Set problem —
Every line that contains "matplotlib" counts once; give the total number of such lines, with no other words.

Plotting code records
───

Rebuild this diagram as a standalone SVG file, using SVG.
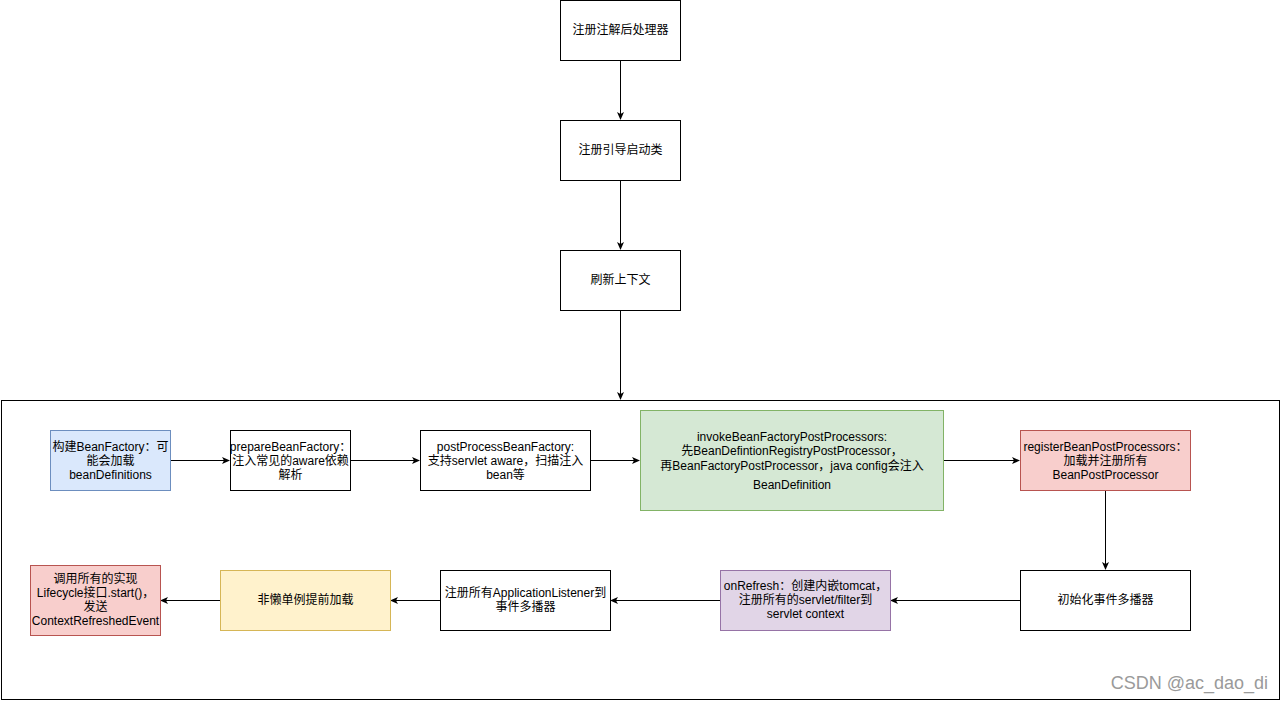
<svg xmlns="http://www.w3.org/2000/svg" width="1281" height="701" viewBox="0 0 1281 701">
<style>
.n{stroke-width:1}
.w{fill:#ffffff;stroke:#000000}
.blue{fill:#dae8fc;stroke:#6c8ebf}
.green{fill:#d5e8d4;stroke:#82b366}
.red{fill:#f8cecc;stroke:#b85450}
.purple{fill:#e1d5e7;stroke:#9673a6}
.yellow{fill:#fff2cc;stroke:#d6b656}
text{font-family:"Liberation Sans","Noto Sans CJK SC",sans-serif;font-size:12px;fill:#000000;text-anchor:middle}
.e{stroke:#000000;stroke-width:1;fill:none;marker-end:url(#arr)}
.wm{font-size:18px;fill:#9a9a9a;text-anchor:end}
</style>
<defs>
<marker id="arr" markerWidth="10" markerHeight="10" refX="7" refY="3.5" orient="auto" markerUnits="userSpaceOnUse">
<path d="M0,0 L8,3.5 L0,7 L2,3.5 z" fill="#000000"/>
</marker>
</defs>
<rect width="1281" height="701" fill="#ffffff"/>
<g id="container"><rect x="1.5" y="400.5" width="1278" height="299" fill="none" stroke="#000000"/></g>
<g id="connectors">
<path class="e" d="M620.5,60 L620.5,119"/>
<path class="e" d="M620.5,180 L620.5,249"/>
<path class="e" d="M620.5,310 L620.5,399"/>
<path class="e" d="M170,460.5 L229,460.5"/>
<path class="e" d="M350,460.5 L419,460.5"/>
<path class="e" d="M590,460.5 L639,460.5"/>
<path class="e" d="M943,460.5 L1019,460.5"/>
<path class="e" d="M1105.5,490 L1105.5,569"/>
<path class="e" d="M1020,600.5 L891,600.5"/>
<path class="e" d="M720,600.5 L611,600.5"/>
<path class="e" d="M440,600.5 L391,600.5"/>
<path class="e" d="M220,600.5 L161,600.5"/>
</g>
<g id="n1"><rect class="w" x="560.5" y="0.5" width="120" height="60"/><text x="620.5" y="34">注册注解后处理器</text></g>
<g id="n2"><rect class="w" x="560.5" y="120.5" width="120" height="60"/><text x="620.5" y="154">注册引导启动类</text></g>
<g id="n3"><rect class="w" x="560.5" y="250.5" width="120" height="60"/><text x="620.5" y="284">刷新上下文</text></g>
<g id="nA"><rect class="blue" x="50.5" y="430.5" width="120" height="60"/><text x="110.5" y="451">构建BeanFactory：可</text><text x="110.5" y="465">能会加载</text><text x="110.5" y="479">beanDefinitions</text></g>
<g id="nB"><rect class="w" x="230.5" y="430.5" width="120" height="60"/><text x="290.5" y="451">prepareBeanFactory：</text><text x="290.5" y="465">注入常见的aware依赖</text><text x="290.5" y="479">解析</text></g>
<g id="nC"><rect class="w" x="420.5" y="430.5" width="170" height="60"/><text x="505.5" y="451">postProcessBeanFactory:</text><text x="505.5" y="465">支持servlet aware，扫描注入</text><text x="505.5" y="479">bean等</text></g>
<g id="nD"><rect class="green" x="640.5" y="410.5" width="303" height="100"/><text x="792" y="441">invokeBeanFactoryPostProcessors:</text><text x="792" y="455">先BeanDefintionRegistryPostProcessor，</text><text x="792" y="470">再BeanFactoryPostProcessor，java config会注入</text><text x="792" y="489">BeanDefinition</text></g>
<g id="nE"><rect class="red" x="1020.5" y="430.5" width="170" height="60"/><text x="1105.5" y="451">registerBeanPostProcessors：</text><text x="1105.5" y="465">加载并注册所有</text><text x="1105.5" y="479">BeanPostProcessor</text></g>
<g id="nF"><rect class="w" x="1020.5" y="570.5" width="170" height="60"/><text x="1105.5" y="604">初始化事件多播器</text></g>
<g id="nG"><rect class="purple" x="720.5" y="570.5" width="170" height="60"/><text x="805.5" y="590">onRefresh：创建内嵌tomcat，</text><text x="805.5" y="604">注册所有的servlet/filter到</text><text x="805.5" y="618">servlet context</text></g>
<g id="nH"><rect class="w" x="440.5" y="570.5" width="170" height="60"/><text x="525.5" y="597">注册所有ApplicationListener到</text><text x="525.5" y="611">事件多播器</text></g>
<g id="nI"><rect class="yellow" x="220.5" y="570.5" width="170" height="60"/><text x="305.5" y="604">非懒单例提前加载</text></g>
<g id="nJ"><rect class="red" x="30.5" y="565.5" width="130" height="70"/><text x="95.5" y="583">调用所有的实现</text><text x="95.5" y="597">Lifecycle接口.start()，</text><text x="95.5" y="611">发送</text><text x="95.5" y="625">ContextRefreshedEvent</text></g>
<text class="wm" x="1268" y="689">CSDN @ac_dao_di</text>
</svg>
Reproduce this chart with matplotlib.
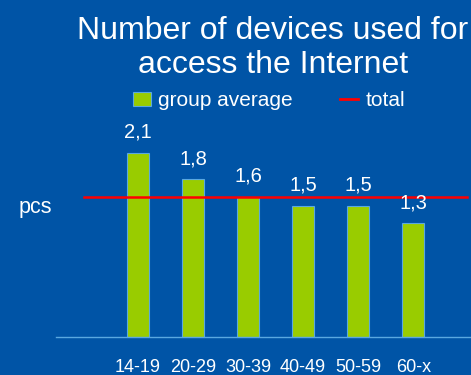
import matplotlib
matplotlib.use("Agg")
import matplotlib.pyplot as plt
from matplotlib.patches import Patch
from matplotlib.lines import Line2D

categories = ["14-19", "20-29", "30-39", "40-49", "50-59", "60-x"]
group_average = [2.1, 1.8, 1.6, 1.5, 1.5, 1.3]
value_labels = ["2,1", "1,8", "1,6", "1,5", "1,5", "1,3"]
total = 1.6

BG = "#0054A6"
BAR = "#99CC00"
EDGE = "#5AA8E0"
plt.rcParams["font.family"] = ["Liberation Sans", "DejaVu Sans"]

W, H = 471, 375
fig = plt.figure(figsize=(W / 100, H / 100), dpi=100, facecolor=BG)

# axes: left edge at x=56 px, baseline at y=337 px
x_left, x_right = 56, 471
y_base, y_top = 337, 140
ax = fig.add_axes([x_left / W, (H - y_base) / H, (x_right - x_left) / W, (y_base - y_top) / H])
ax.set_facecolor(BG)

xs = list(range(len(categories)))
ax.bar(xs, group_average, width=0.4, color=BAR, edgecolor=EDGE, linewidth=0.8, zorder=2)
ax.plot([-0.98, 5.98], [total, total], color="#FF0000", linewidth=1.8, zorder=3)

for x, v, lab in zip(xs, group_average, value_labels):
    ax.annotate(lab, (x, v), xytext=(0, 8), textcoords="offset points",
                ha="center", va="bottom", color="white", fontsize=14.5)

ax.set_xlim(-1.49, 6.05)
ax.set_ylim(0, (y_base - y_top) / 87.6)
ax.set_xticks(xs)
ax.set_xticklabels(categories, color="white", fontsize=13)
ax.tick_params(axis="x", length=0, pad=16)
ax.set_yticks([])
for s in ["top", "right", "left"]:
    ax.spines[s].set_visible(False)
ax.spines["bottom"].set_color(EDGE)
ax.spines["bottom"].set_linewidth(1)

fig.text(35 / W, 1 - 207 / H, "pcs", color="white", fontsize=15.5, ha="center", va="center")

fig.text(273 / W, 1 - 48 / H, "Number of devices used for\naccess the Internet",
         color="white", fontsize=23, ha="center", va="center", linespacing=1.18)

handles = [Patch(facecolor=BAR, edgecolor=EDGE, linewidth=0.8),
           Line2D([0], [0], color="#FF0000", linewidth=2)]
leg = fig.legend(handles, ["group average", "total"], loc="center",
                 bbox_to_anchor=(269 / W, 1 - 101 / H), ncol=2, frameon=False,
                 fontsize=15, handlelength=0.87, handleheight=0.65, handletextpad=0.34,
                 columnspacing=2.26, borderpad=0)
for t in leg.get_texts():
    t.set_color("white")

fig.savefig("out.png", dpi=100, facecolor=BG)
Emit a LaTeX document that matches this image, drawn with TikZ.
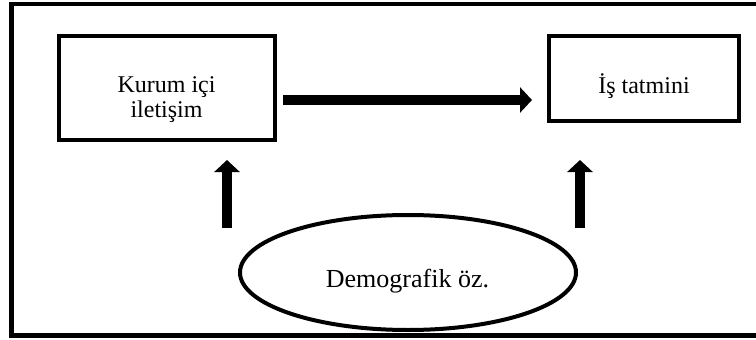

───

Answer to the task —
6